In the documentary, we see him telling his story to students, legislators, civic organizations, and anyone else who’ll listen. His goal: to give a face and voice to the undocumented community, particularly that part of the population known as “dreamers”—young people who were brought to the United States as children, many of whom retain few, if any, memories of their country of origin. At one point in the film, Serrano addresses a local meeting of the League of Women Voters, trying to get them to understand who he is. “Society told me, ‘Assimilate. Dress like us. Like the same music,’” he tells them. “So I grew up liking Backstreet Boys and Britney Spears.” The comment gets a laugh from the audience because, hey, their kids were BSB and Britney fans, too.
At its essence, that’s the message of Forbidden—that young people like Serrano are typically American, sharing typically American goals: going to college, finding a good job, falling in love, making a home. “Through Moises’ story,” says Tiffany Rhynard, the documentary’s producer/ director, “I want to humanize the issue of immigration.” To do that, she followed Serrano for two years, from 2012, when he was 23 and hitting his stride as an activist, to 2014, as he embarked, exhilarated and apprehensive, on a new life as an undergraduate at Sarah Lawrence.
Those two years represent a period of enormous change and discovery for Serrano. Rhynard and Heather (Wedvick) Mathews ’95—a veteran film editor who studied literature, photography, and creative writing at Sarah Lawrence—deftly communicate that change in captured moments of elation and despair: Serrano’s near inability to breathe upon learning the Supreme Court has overturned the Defense of Marriage Act, the federal law that defined marriage as being between “one man and one woman”; his anxiety at filling out an application to Sarah Lawrence, despite being an exceptionally qualified candidate; the joy he experiences at receiving his college acceptance package, and later, the financial aid without which he could never have enrolled.
Those two years were also a time of discovery for the filmmakers, who learned how little they really knew about what it means to be undocumented. Rhynard says she had no idea that, since 2009, undocumented immigrants in North Carolina could no longer apply for a driver’s license—a situation that could turn a routine traffic stop into a potential deportation. (In 2013, the state began issuing licenses to recipients of Deferred Action for Childhood Arrivals status, legislation that afforded dreamers a reprieve from deportation.) Serrano’s oldest sister, who’s ineligible for DACA and is never identified by name in the film, notes that she’s afraid to drive her kids to the doctor, or hop in the car to buy groceries, or drive to work. “You’re a prisoner in your own house,” she says.
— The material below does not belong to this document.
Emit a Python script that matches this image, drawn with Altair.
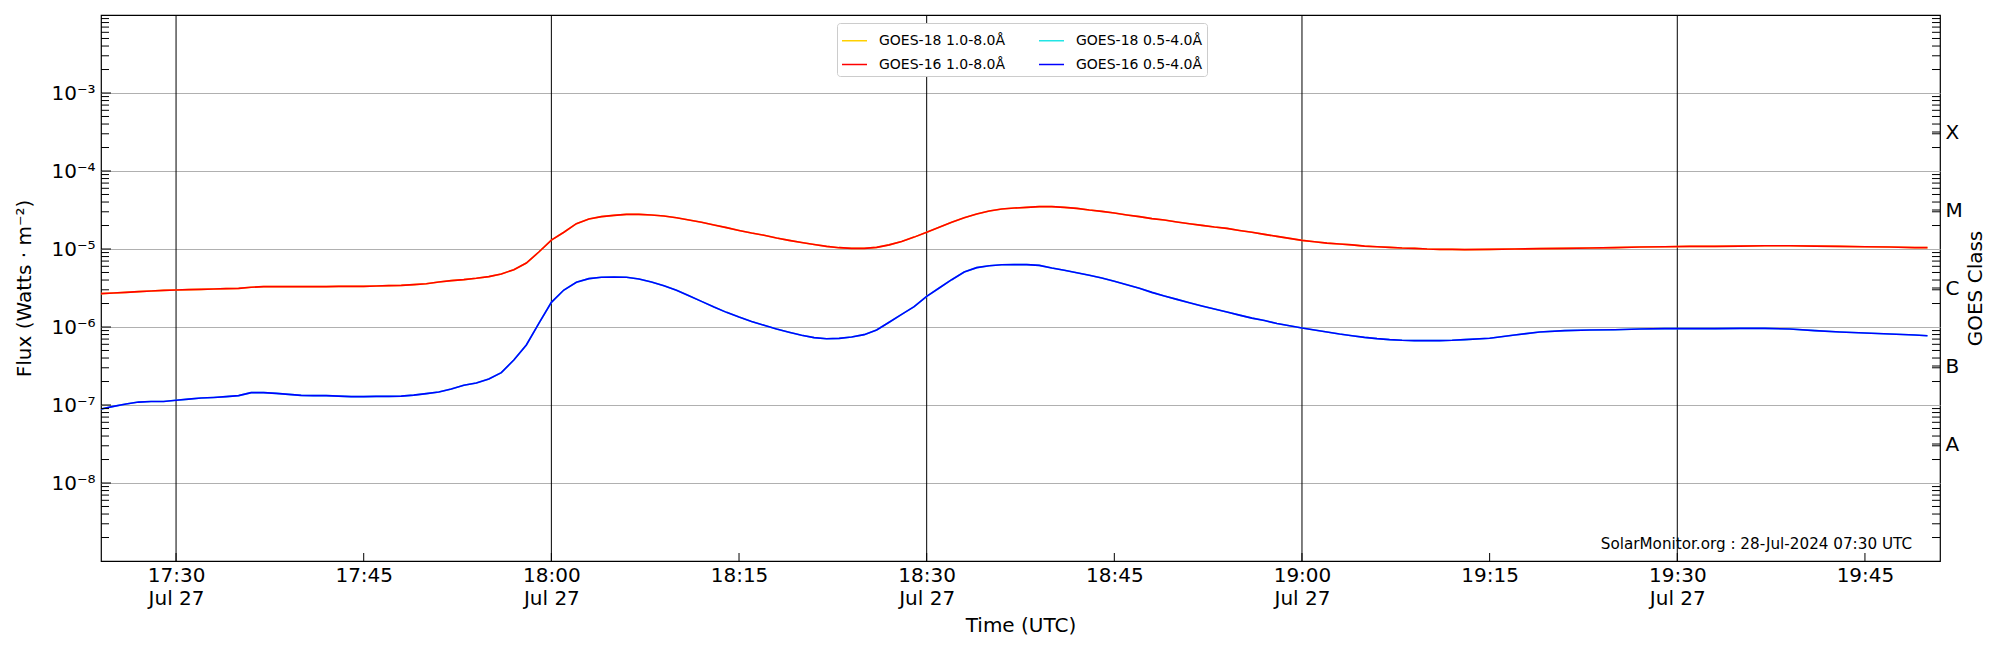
import altair as alt
import pandas as pd

# ---------------- data ----------------
TIMES = [
    "17:24", "17:25", "17:26", "17:27", "17:28", "17:29", "17:30", "17:31", "17:32", "17:33",
    "17:34", "17:35", "17:36", "17:37", "17:38", "17:39", "17:40", "17:41", "17:42", "17:43",
    "17:44", "17:45", "17:46", "17:47", "17:48", "17:49", "17:50", "17:51", "17:52", "17:53",
    "17:54", "17:55", "17:56", "17:57", "17:58", "17:59",
    "18:00", "18:01", "18:02", "18:03", "18:04", "18:05", "18:06", "18:07", "18:08", "18:09",
    "18:10", "18:11", "18:12", "18:13", "18:14", "18:15", "18:16", "18:17", "18:18", "18:19",
    "18:20", "18:21", "18:22", "18:23", "18:24", "18:25", "18:26", "18:27", "18:28", "18:29",
    "18:30", "18:31", "18:32", "18:33", "18:34", "18:35", "18:36", "18:37", "18:38", "18:39",
    "18:40", "18:41", "18:42", "18:43", "18:44", "18:45", "18:46", "18:47", "18:48", "18:49",
    "18:50", "18:51", "18:52", "18:53", "18:54", "18:55", "18:56", "18:57", "18:58", "18:59",
    "19:00", "19:01", "19:02", "19:03", "19:04", "19:05", "19:06", "19:07", "19:08", "19:09",
    "19:10", "19:11", "19:12", "19:13",
    "19:15", "19:17", "19:19", "19:21", "19:23", "19:25", "19:27", "19:29", "19:31", "19:33",
    "19:35", "19:37", "19:39", "19:41", "19:43", "19:45", "19:47", "19:49", "19:50",
]

# GOES-16 1.0-8.0 A (W/m^2)
G16_LONG = [
    2.68e-6, 2.73e-6, 2.78e-6, 2.84e-6, 2.89e-6, 2.95e-6, 2.98e-6, 3.01e-6, 3.04e-6, 3.07e-6,
    3.10e-6, 3.13e-6, 3.23e-6, 3.29e-6, 3.29e-6, 3.29e-6, 3.29e-6, 3.29e-6, 3.29e-6, 3.32e-6,
    3.32e-6, 3.32e-6, 3.35e-6, 3.39e-6, 3.42e-6, 3.49e-6, 3.59e-6, 3.78e-6, 3.93e-6, 4.05e-6,
    4.21e-6, 4.42e-6, 4.78e-6, 5.43e-6, 6.61e-6, 9.15e-6,
    1.30e-5, 1.64e-5, 2.11e-5, 2.42e-5, 2.60e-5, 2.70e-5, 2.78e-5, 2.78e-5, 2.73e-5, 2.65e-5,
    2.52e-5, 2.35e-5, 2.20e-5, 2.03e-5, 1.88e-5, 1.73e-5, 1.60e-5, 1.50e-5, 1.38e-5, 1.29e-5,
    1.21e-5, 1.14e-5, 1.08e-5, 1.04e-5, 1.02e-5, 1.02e-5, 1.05e-5, 1.13e-5, 1.25e-5, 1.42e-5,
    1.64e-5, 1.90e-5, 2.20e-5, 2.52e-5, 2.81e-5, 3.07e-5, 3.26e-5, 3.35e-5, 3.42e-5, 3.49e-5,
    3.49e-5, 3.42e-5, 3.32e-5, 3.16e-5, 3.04e-5, 2.89e-5, 2.73e-5, 2.60e-5, 2.45e-5, 2.35e-5,
    2.22e-5, 2.11e-5, 2.01e-5, 1.91e-5, 1.84e-5, 1.73e-5, 1.64e-5, 1.54e-5, 1.45e-5, 1.37e-5,
    1.29e-5, 1.24e-5, 1.19e-5, 1.16e-5, 1.13e-5, 1.09e-5, 1.07e-5, 1.05e-5, 1.03e-5, 1.02e-5,
    1.00e-5, 9.90e-6, 9.90e-6, 9.81e-6,
    9.90e-6, 1.00e-5, 1.01e-5, 1.02e-5, 1.03e-5, 1.04e-5, 1.06e-5, 1.07e-5, 1.08e-5, 1.08e-5,
    1.09e-5, 1.10e-5, 1.10e-5, 1.09e-5, 1.08e-5, 1.07e-5, 1.06e-5, 1.04e-5, 1.04e-5,
]

# GOES-16 0.5-4.0 A (W/m^2)
G16_SHORT = [
    8.89e-8, 9.61e-8, 1.03e-7, 1.09e-7, 1.11e-7, 1.11e-7, 1.15e-7, 1.19e-7, 1.23e-7, 1.25e-7,
    1.28e-7, 1.32e-7, 1.44e-7, 1.44e-7, 1.41e-7, 1.37e-7, 1.33e-7, 1.32e-7, 1.32e-7, 1.30e-7,
    1.28e-7, 1.28e-7, 1.29e-7, 1.29e-7, 1.30e-7, 1.34e-7, 1.40e-7, 1.47e-7, 1.60e-7, 1.79e-7,
    1.91e-7, 2.15e-7, 2.60e-7, 3.78e-7, 5.88e-7, 1.11e-6,
    2.07e-6, 2.98e-6, 3.74e-6, 4.17e-6, 4.34e-6, 4.38e-6, 4.34e-6, 4.12e-6, 3.77e-6, 3.39e-6,
    2.95e-6, 2.52e-6, 2.13e-6, 1.80e-6, 1.54e-6, 1.34e-6, 1.18e-6, 1.05e-6, 9.42e-7, 8.55e-7,
    7.82e-7, 7.30e-7, 7.08e-7, 7.15e-7, 7.45e-7, 7.98e-7, 9.16e-7, 1.15e-6, 1.45e-6, 1.82e-6,
    2.47e-6, 3.16e-6, 4.04e-6, 5.07e-6, 5.77e-6, 6.11e-6, 6.29e-6, 6.30e-6, 6.30e-6, 6.17e-6,
    5.71e-6, 5.33e-6, 4.97e-6, 4.60e-6, 4.25e-6, 3.85e-6, 3.49e-6, 3.13e-6, 2.78e-6, 2.50e-6,
    2.26e-6, 2.05e-6, 1.86e-6, 1.70e-6, 1.56e-6, 1.42e-6, 1.30e-6, 1.21e-6, 1.11e-6, 1.04e-6,
    9.71e-7, 9.15e-7, 8.63e-7, 8.13e-7, 7.74e-7, 7.37e-7, 7.09e-7, 6.88e-7, 6.75e-7, 6.68e-7,
    6.68e-7, 6.68e-7, 6.75e-7, 6.88e-7,
    7.16e-7, 7.90e-7, 8.63e-7, 8.98e-7, 9.15e-7, 9.24e-7, 9.43e-7, 9.52e-7, 9.52e-7, 9.52e-7,
    9.61e-7, 9.61e-7, 9.43e-7, 8.98e-7, 8.63e-7, 8.38e-7, 8.13e-7, 7.90e-7, 7.74e-7,
]

# GOES-18 traces lie exactly underneath the GOES-16 ones at this scale
G18_LONG = G16_LONG
G18_SHORT = G16_SHORT

G18L, G18S = "GOES-18 1.0-8.0Å", "GOES-18 0.5-4.0Å"
G16L, G16S = "GOES-16 1.0-8.0Å", "GOES-16 0.5-4.0Å"
# legend order (filled column by column)
SERIES = [G18L, G16L, G18S, G16S]
COLORS = ["#ffd000", "#ff0000", "#22e5e5", "#0000ff"]

DATE = "2024-07-27"
X_START, X_END = "17:24", "19:51"
TICK_TIMES = ["17:30", "17:45", "18:00", "18:15", "18:30", "18:45", "19:00", "19:15", "19:30", "19:45"]
GRID_TIMES = ["17:30", "18:00", "18:30", "19:00", "19:30"]

Y_MIN, Y_MAX = 1e-9, 1e-2
DECADES = [1e-8, 1e-7, 1e-6, 1e-5, 1e-4, 1e-3]
MINOR = [k * 10.0 ** e for e in range(-9, -2) for k in range(2, 10)]
CLASS_POS = [10 ** -7.5, 10 ** -6.5, 10 ** -5.5, 10 ** -4.5, 10 ** -3.5]
CLASS_LABELS = ["A", "B", "C", "M", "X"]

ANNOTATION = "SolarMonitor.org : 28-Jul-2024 07:30 UTC"

# ---------------- build chart ----------------
W, H = 1839, 546
FONT = "DejaVu Sans"
FS = 20


def iso(hm):
    return f"{DATE}T{hm}:00Z"


def ms(hm):
    return int(pd.Timestamp(iso(hm)).value // 10 ** 6)


rows = []
for name, vals in [(G18L, G18_LONG), (G18S, G18_SHORT), (G16L, G16_LONG), (G16S, G16_SHORT)]:
    for t, v in zip(TIMES, vals):
        rows.append({"t": iso(t), "flux": v, "series": name})
lines_df = pd.DataFrame(rows)

xs = alt.Scale(type="utc", domain=[ms(X_START), ms(X_END)])
ys = alt.Scale(type="log", domain=[Y_MIN, Y_MAX])
color_scale = alt.Scale(domain=SERIES, range=COLORS)

sup = "['⁰','¹','²','³','⁴','⁵','⁶','⁷','⁸','⁹']"
y_label_expr = f"'10⁻' + {sup}[round(-log(datum.value)/LN10)]"
x_label_expr = (
    "(utcminutes(datum.value) % 30 == 0) ? "
    "[utcFormat(datum.value, '%H:%M'), utcFormat(datum.value, '%b %d')] : "
    "utcFormat(datum.value, '%H:%M')"
)
class_expr = "['" + "','".join(CLASS_LABELS) + "'][round(7.5 + log(datum.value)/LN10)]"

x_axis = alt.Axis(
    values=[ms(t) for t in TICK_TIMES], labelExpr=x_label_expr, title="Time (UTC)",
    ticks=False, grid=False, domain=False, labelPadding=4, labelFontSize=FS,
    labelLineHeight=23, titleFontSize=FS, labelFlush=False,
    labelOverlap=False, labelColor="black", titleColor="black", titleFontWeight="normal",
    titleX=W / 2, titleY=64, titleBaseline="middle", titleAlign="center",
)
y_axis = alt.Axis(
    orient="left", values=DECADES, labelExpr=y_label_expr, title="Flux (Watts · m⁻²)",
    ticks=False, grid=True, gridColor="#b0b0b0", gridWidth=1, domain=False,
    labelPadding=6, labelFontSize=FS, titleFontSize=FS,
    labelColor="black", titleColor="black", titleFontWeight="normal",
    titleX=-77, titleY=H / 2, titleAngle=270, titleBaseline="middle", titleAlign="center",
)
right_axis = alt.Axis(
    orient="right", values=CLASS_POS, labelExpr=class_expr, title="GOES Class",
    ticks=False, grid=False, domain=False, labelPadding=5, labelFontSize=FS,
    titleFontSize=FS, labelColor="black", titleColor="black", titleFontWeight="normal",
    titleX=35, titleY=H / 2, titleAngle=270, titleBaseline="middle", titleAlign="center",
)

legend = alt.Legend(
    orient="none", legendX=736, legendY=8, columns=2, title=None,
    symbolType="stroke", symbolSize=625, symbolStrokeWidth=1.5,
    labelFontSize=14, labelOffset=11, columnPadding=30, rowPadding=3,
    padding=4, strokeColor="#cccccc", fillColor="white", cornerRadius=3,
    labelLimit=0, labelColor="black",
)

grid_df = pd.DataFrame({"t": [iso(t) for t in GRID_TIMES]})
vlines = alt.Chart(grid_df).mark_rule(color="black", strokeWidth=1).encode(
    x=alt.X("t:T", scale=xs, axis=x_axis)
)

g18 = alt.Chart(lines_df).transform_filter(
    alt.FieldOneOfPredicate(field="series", oneOf=[G18L, G18S])
).mark_line(strokeWidth=1.6, clip=True).encode(
    x=alt.X("t:T", scale=xs, axis=x_axis),
    y=alt.Y("flux:Q", scale=ys, axis=y_axis),
    color=alt.Color("series:N", scale=color_scale, legend=legend),
)
g16 = alt.Chart(lines_df).transform_filter(
    alt.FieldOneOfPredicate(field="series", oneOf=[G16L, G16S])
).mark_line(strokeWidth=1.6, clip=True).encode(
    x=alt.X("t:T", scale=xs, axis=x_axis),
    y=alt.Y("flux:Q", scale=ys, axis=None),
    color=alt.Color("series:N", scale=color_scale, legend=legend),
)

major_df = pd.DataFrame({"v": DECADES})
minor_df = pd.DataFrame({"v": MINOR})
left_major = alt.Chart(major_df).mark_rule(color="black", strokeWidth=1).encode(
    y=alt.Y("v:Q", scale=ys, axis=None), x=alt.value(0), x2=alt.value(10)
)
left_minor = alt.Chart(minor_df).mark_rule(color="black", strokeWidth=1).encode(
    y=alt.Y("v:Q", scale=ys, axis=None), x=alt.value(0), x2=alt.value(8)
)
right_minor = alt.Chart(minor_df).mark_rule(color="black", strokeWidth=1).encode(
    y=alt.Y("v:Q", scale=ys, axis=None), x=alt.value(W - 8), x2=alt.value(W)
)
class_df = pd.DataFrame({"v": CLASS_POS, "cls": CLASS_LABELS})
right_major = alt.Chart(class_df).mark_rule(color="black", strokeWidth=1).encode(
    y=alt.Y("v:Q", scale=ys, axis=right_axis), x=alt.value(W - 8), x2=alt.value(W)
)
xtick_df = pd.DataFrame({"t": [iso(t) for t in TICK_TIMES]})
bottom_ticks = alt.Chart(xtick_df).mark_rule(color="black", strokeWidth=1).encode(
    x=alt.X("t:T", scale=xs, axis=x_axis), y=alt.value(H - 8), y2=alt.value(H)
)
annot = alt.Chart(pd.DataFrame({"label": [ANNOTATION]})).mark_text(
    align="right", baseline="alphabetic", fontSize=15.2, font=FONT, color="black"
).encode(text="label:N", x=alt.value(W - 28), y=alt.value(H - 12))

chart = alt.layer(
    vlines, g18, g16, left_major, left_minor, right_minor, right_major, bottom_ticks, annot
).resolve_axis(y="independent").properties(
    width=W, height=H,
    autosize=alt.AutoSizeParams(type="none"),
    padding={"left": 93, "top": 7, "right": 52, "bottom": 80},
    background="white",
).configure(font=FONT).configure_view(stroke="black", strokeWidth=1.2)

chart.save("out.html", embed_options={"renderer": "svg", "actions": False})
As Mathews scrolled through hundreds of hours of film, she was learning why so many young undocumented people suffer from depression. “They grow up thinking they’re Americans and have everything in front of them,” she says. “They do so well in school and they work so hard to get into college, and then they find out that they can’t go.” Some states bar undocumented students from attending community college; others, like North Carolina, charge them higher, out-of-state tuition. And many financial aid programs, including Federal Student Aid, are not available to undocumented students at all.
Neither Rhynard nor Mathews realized how draconian the process of applying for citizenship can be for dreamers. For Serrano, who’s now 28, to navigate those channels, he’d have to leave the US and wait 10 years before applying. Given that the review process for Latin Americans’ applications typically takes 10 to 15 years, he’d likely be in his 50s by the time his case was even considered. “The reality is that there’s no pathway toward citizenship for us,” he says.
Throughout his four years at Sarah Lawrence, Serrano has divided his time between schoolwork and traveling around the country to advocate for immigration reform. Like Rhynard and Mathews, he hopes Forbidden can help change not just hearts and minds, but legislation as well. As the credits roll, Ann Marie Dooley, a prominent immigration attorney, implores viewers to contact their representatives and express their position on the issue. “The opposition is very vocal,” notes Rhynard. “Opponents of immigration reform tend to call their representatives more often than supporters.”
Like all dreamers, Serrano lives in an emotionally corrosive atmosphere of perpetual uncertainty. “The fundamental thing I want to point out,” he says, “is that anti-immigrant legislation is a form of psychological warfare.” Asked what he plans to do after graduation, he says he has no idea. “Quite honestly,” he says, “it’s terrifying to think about the idea.”
If passed by Congress, the Dream Act would grant a pathway to citizenship for undocumented young people who entered the country before the age of 16 and fulfill other basic criteria. But if the bill isn’t passed into law, or if DACA, which was rescinded by the Trump administration in 2017, isn’t reinstated, Serrano won’t be able to work and will be at risk of deportation.
Asked what he’d do in an ideal world, his response is simple. “I’d just like to have a small sense of normalcy to my life,” he says. “In an ideal world, I would like to have a job where I can work nine to five, come home to my partner, and start building a future and a life and a family.”
It’s hard to imagine a dream more American than that.
Written by Leslie Garisto Pfaff
Photos by Laura Barisonzi, Kathi Barnhill, Tiffany Rhynard, and Andy Smith
Forbidden follows Serrano from 2012, when he was 23 and hitting his stride as an activist, to 2014, as he embarked on a new life as an undergraduate at Sarah Lawrence.
After graduating in May, Serrano hopes to create a scholarship for undocumented students at a community college in his home state of North Carolina.